== Entries supplied ==
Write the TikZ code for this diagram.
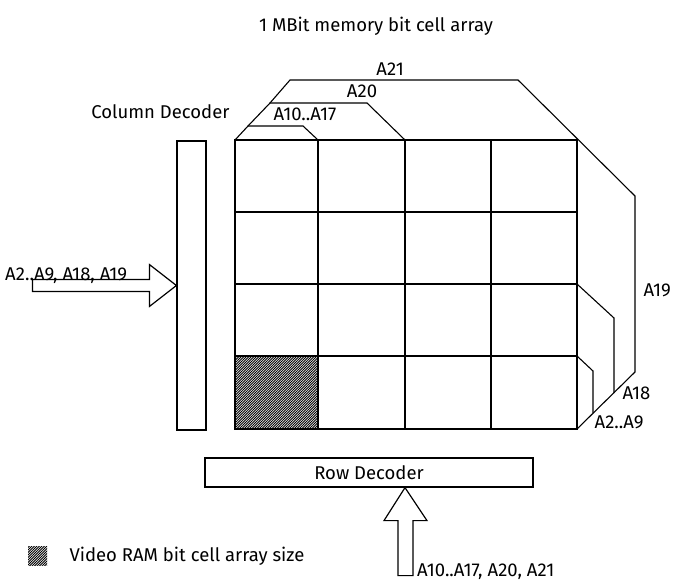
\documentclass[tikz,border=0pt]{standalone}
\usepackage{fontspec}
\setmainfont{Fira Sans}
\usetikzlibrary{patterns}
\pgfdeclarepatternformonly{densehatch}{\pgfqpoint{-1pt}{-1pt}}{\pgfqpoint{3.5pt}{3.5pt}}{\pgfqpoint{2.5pt}{2.5pt}}{
  \pgfsetlinewidth{0.75pt}
  \pgfpathmoveto{\pgfqpoint{0pt}{0pt}}
  \pgfpathlineto{\pgfqpoint{2.6pt}{2.6pt}}
  \pgfusepath{stroke}}

\begin{document}
\begin{tikzpicture}[x=1pt,y=-1pt,font=\fontsize{18.5}{22}\selectfont,
  decoder/.style={draw,line width=1.2pt,inner sep=0pt},
  bracket/.style={line width=1.1pt},
  bigarrow/.style={draw,line width=1.2pt,fill=white}]
\useasboundingbox (0,0) rectangle (679,583);

\node (title) at (376,26) {1 MBit memory bit cell array};

% cell array
\coordinate (NW) at (235,140);
\coordinate (NE) at (577,140);
\coordinate (SW) at (235,429);
\coordinate (SE) at (577,429);
\fill[pattern=densehatch] (235,356) rectangle (318,429);
\foreach \x in {318,405,491}
  \draw[line width=1.3pt] (\x,140) -- (\x,429);
\foreach \y in {212,284,356}
  \draw[line width=1.3pt] (235,\y) -- (577,\y);
\draw[line width=2.2pt] (NW) rectangle (SE);

% address brackets
\coordinate (b1) at (248,126);
\coordinate (b2) at (270,103);
\coordinate (b3) at (290,80);
\draw[bracket] (NW) -- (b1) -- (303,126) -- (318,140);
\draw[bracket] (b1) -- (b2) -- (367,103) -- (405,140);
\draw[bracket] (b2) -- (b3) -- (518,80) -- (635,196) -- (635,372) -- (SE);
\draw[bracket] (577,284) -- (614,318) -- (614,393);
\draw[bracket] (577,356) -- (593,371) -- (593,413);

\node (a1017) at (305,114) {A10..A17};
\node (a20) at (362,91) {A20};
\node (a21) at (390,69) {A21};
\node[anchor=west] (a19) at (640,290) {A19};
\node[anchor=west] (a18) at (619,393) {A18};
\node[anchor=west] (a29) at (591,422) {A2..A9};

% decoders
\node[decoder,minimum width=29,minimum height=289] (coldec) at (191.5,285.5) {};
\node[anchor=east] (coltxt) at (233,112) {Column Decoder};
\node[decoder,minimum width=328,minimum height=29] (rowdec) at (369,472.5) {Row Decoder};

% inputs
\draw[bigarrow] (coldec.west) -- ++(-27,-21) -- ++(0,15) -- ++(-117,0)
  -- ++(0,12) -- ++(117,0) -- ++(0,15) -- cycle;
\node[anchor=base west,inner sep=0pt] (colin) at (5,280) {A2..A9, A18, A19};
\draw[bigarrow] ([xshift=36]rowdec.south) -- ++(22,33) -- ++(-14,0) -- ++(0,55)
  -- ++(-15,0) -- ++(0,-55) -- ++(-14,0) -- cycle;
\node[anchor=base west,inner sep=0pt] (rowin) at (417,576) {A10..A17, A20, A21};

% legend
\fill[pattern=densehatch] (28,546) rectangle (47,565);
\node[anchor=west] (legend) at (66,556) {Video RAM bit cell array size};
\end{tikzpicture}
\end{document}
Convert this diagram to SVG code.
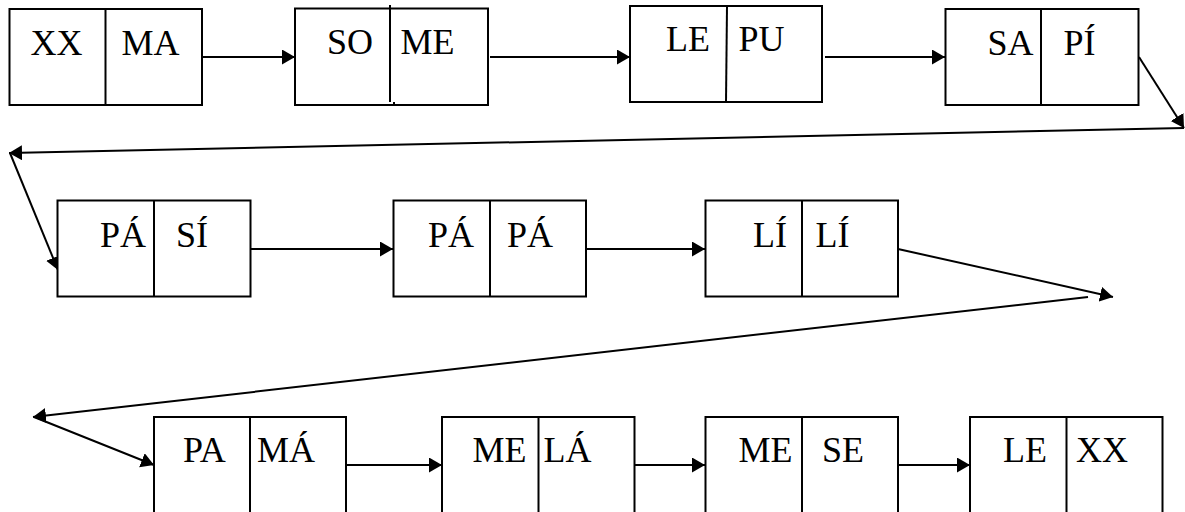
<svg xmlns="http://www.w3.org/2000/svg" width="1185" height="512" viewBox="0 0 1185 512">
<style>
.box{fill:#fff;stroke:#000;stroke-width:2}
.div{stroke:#000;stroke-width:2}
.lbl{font-family:"Liberation Serif","Times New Roman",serif;font-size:36px;fill:#000}
.con{stroke:#000;stroke-width:2;fill:none;marker-end:url(#ah)}
</style>
<defs>
<marker id="ah" markerUnits="userSpaceOnUse" markerWidth="14" markerHeight="16" refX="13" refY="7.5" orient="auto">
<path d="M0,0 L13,7.5 L0,15 z" fill="#000"/>
</marker>
</defs>
<rect width="1185" height="512" fill="#fff"/>
<g id="connectors">
<line class="con" x1="202" y1="57" x2="295" y2="57"/>
<line class="con" x1="490" y1="57" x2="630" y2="57"/>
<line class="con" x1="825" y1="57" x2="945" y2="57"/>
<line class="con" x1="1139" y1="57" x2="1184" y2="128"/>
<line class="con" x1="1184" y1="128" x2="9" y2="153"/>
<line class="con" x1="10" y1="153" x2="58" y2="270"/>
<line class="con" x1="251" y1="249" x2="393" y2="249"/>
<line class="con" x1="586" y1="249" x2="705" y2="249"/>
<line class="con" x1="898" y1="249" x2="1113" y2="297"/>
<line class="con" x1="1088" y1="297" x2="33" y2="417"/>
<line class="con" x1="34" y1="417" x2="154" y2="465"/>
<line class="con" x1="346" y1="465" x2="442" y2="465"/>
<line class="con" x1="634" y1="465" x2="705" y2="465"/>
<line class="con" x1="898" y1="465" x2="970" y2="465"/>
</g>
<g id="n1"><rect class="box" x="9.5" y="9" width="192.5" height="96"/><line class="div" x1="105.5" y1="9" x2="105.5" y2="105"/><text class="lbl" x="30.5" y="55">XX</text><text class="lbl" x="121.5" y="55">MA</text></g>
<g id="n2"><rect class="box" x="295" y="8.5" width="193" height="96.5"/><line class="div" x1="390" y1="5" x2="390" y2="102"/><line class="div" x1="394" y1="102" x2="394" y2="105"/><text class="lbl" x="327" y="54">SO</text><text class="lbl" x="400.5" y="54">ME</text></g>
<g id="n3"><rect class="box" x="630" y="6" width="192" height="96"/><line class="div" x1="727" y1="6" x2="726" y2="102"/><text class="lbl" x="666" y="51">LE</text><text class="lbl" x="738.5" y="51">PU</text></g>
<g id="n4"><rect class="box" x="945.5" y="9" width="193" height="96"/><line class="div" x1="1041" y1="9" x2="1041" y2="105"/><text class="lbl" x="987.5" y="55">SA</text><text class="lbl" x="1063.5" y="55">PÍ</text></g>
<g id="n5"><rect class="box" x="57.5" y="200.5" width="193" height="96"/><line class="div" x1="154" y1="200.5" x2="154" y2="296.5"/><text class="lbl" x="100" y="246.5">PÁ</text><text class="lbl" x="176" y="246.5">SÍ</text></g>
<g id="n6"><rect class="box" x="393.5" y="200.5" width="192.5" height="96"/><line class="div" x1="490" y1="200.5" x2="490" y2="296.5"/><text class="lbl" x="428" y="246.5">PÁ</text><text class="lbl" x="507" y="246.5">PÁ</text></g>
<g id="n7"><rect class="box" x="705.5" y="200.5" width="192.5" height="96"/><line class="div" x1="802" y1="200.5" x2="802" y2="296.5"/><text class="lbl" x="753" y="246.5">LÍ</text><text class="lbl" x="815.5" y="246.5">LÍ</text></g>
<g id="n8"><rect class="box" x="154" y="417" width="192" height="120"/><line class="div" x1="250" y1="417" x2="250" y2="537"/><text class="lbl" x="183" y="462">PA</text><text class="lbl" x="257" y="462">MÁ</text></g>
<g id="n9"><rect class="box" x="442" y="417" width="192.5" height="120"/><line class="div" x1="538.5" y1="417" x2="538.5" y2="537"/><text class="lbl" x="472.5" y="462">ME</text><text class="lbl" x="543.5" y="462">LÁ</text></g>
<g id="n10"><rect class="box" x="705.5" y="417" width="192.5" height="120"/><line class="div" x1="802" y1="417" x2="802" y2="537"/><text class="lbl" x="738.5" y="462">ME</text><text class="lbl" x="822" y="462">SE</text></g>
<g id="n11"><rect class="box" x="970" y="417" width="192.5" height="120"/><line class="div" x1="1066.5" y1="417" x2="1066.5" y2="537"/><text class="lbl" x="1003" y="462">LE</text><text class="lbl" x="1076" y="462">XX</text></g>
</svg>
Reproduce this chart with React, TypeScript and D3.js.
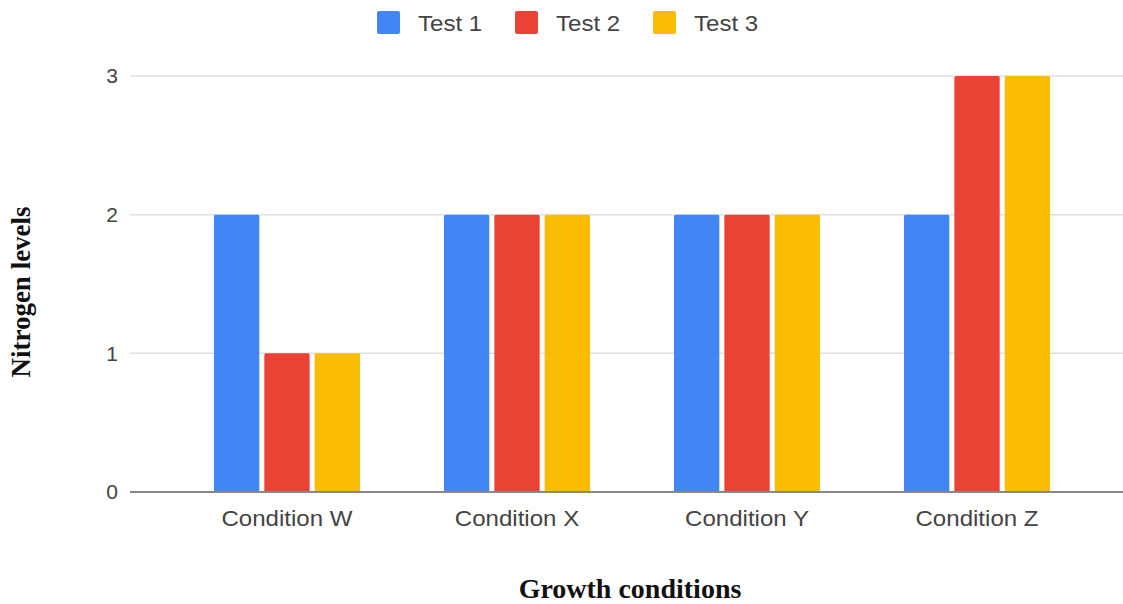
import React from "react";
import * as d3 from "d3";

const categories = ["Condition W", "Condition X", "Condition Y", "Condition Z"];
const seriesNames = ["Test 1", "Test 2", "Test 3"];
const test1 = [2, 2, 2, 2];
const test2 = [1, 2, 2, 3];
const test3 = [1, 2, 2, 3];
const yTicks = [0, 1, 2, 3];
const colors = ["#4285F4", "#EA4335", "#FBBC04"];

const W = 1123;
const H = 604;

export default function App() {
  const series = [test1, test2, test3];
  const x0 = d3.scaleBand<string>().domain(categories).range([130, 1134]).paddingInner(0.365).paddingOuter(0.365);
  const x1 = d3.scaleBand<string>().domain(seriesNames).range([0, x0.bandwidth()]).paddingInner(0.1);
  const y = d3.scaleLinear().domain([0, 3]).range([492, 76]);
  const sans = "'Liberation Sans', Arial, sans-serif";
  const serif = "'Liberation Serif', 'Times New Roman', serif";
  const legendX = [377, 515, 653];
  const sx = 1.12;

  return (
    <svg width={W} height={H} style={{ position: "absolute", left: 0, top: 0, background: "#fff" }}>
      {yTicks.map((t) => (
        <g key={t}>
          {t !== 0 && <line x1={130} x2={W} y1={y(t)} y2={y(t)} stroke="#e0e0e0" strokeWidth={1.5} />}
          <text x={118} y={y(t)} dy="0.35em" textAnchor="end" fontFamily={sans} fontSize={21} fill="#444">{t}</text>
        </g>
      ))}
      {categories.map((c, i) => (
        <g key={c}>
          {seriesNames.map((s, j) => (
            <rect key={s} x={(x0(c) as number) + (x1(s) as number)} y={y(series[j][i])} width={x1.bandwidth()} height={y(0) - y(series[j][i])} fill={colors[j]} rx={1.5} />
          ))}
          <text transform={`translate(${(x0(c) as number) + x0.bandwidth() / 2},526) scale(${sx},1)`} textAnchor="middle" fontFamily={sans} fontSize={21.5} fill="#444">{c}</text>
        </g>
      ))}
      <line x1={130} x2={W} y1={y(0)} y2={y(0)} stroke="#888" strokeWidth={2} />
      {seriesNames.map((s, j) => (
        <g key={s}>
          <rect x={legendX[j]} y={11} width={23} height={23} rx={2} fill={colors[j]} />
          <text transform={`translate(${legendX[j] + 41},31) scale(${sx},1)`} fontFamily={sans} fontSize={21.5} fill="#444">{s}</text>
        </g>
      ))}
      <text transform={`translate(30,292) rotate(-90)`} textAnchor="middle" fontFamily={serif} fontWeight="bold" fontSize={27} fill="#111">Nitrogen levels</text>
      <text x={630} y={598} textAnchor="middle" fontFamily={serif} fontWeight="bold" fontSize={28} fill="#111">Growth conditions</text>
    </svg>
  );
}
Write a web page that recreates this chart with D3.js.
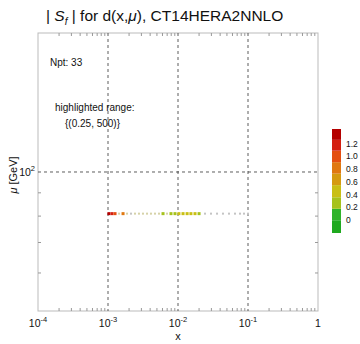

== Problem requirements ==
Reproduce the material above exactly, first line through the line that contains "(NW) rectangle (SE);", minus the pictures.

== Task answer ==
Write the TikZ code for this diagram.
\documentclass[tikz,border=0pt]{standalone}
\usepackage{fontspec}
\setmainfont{Fira Sans}
\usetikzlibrary{patterns}
\pgfdeclarepatternformonly{densehatch}{\pgfqpoint{-1pt}{-1pt}}{\pgfqpoint{3.5pt}{3.5pt}}{\pgfqpoint{2.5pt}{2.5pt}}{
  \pgfsetlinewidth{0.75pt}
  \pgfpathmoveto{\pgfqpoint{0pt}{0pt}}
  \pgfpathlineto{\pgfqpoint{2.6pt}{2.6pt}}
  \pgfusepath{stroke}}

\begin{document}
\begin{tikzpicture}[x=1pt,y=-1pt,font=\fontsize{18.5}{22}\selectfont,
  decoder/.style={draw,line width=1.2pt,inner sep=0pt},
  bracket/.style={line width=1.1pt},
  bigarrow/.style={draw,line width=1.2pt,fill=white}]
\useasboundingbox (0,0) rectangle (679,583);

\node (title) at (376,26) {1 MBit memory bit cell array};

% cell array
\coordinate (NW) at (235,140);
\coordinate (NE) at (577,140);
\coordinate (SW) at (235,429);
\coordinate (SE) at (577,429);
\fill[pattern=densehatch] (235,356) rectangle (318,429);
\foreach \x in {318,405,491}
  \draw[line width=1.3pt] (\x,140) -- (\x,429);
\foreach \y in {212,284,356}
  \draw[line width=1.3pt] (235,\y) -- (577,\y);
\draw[line width=2.2pt] (NW) rectangle (SE);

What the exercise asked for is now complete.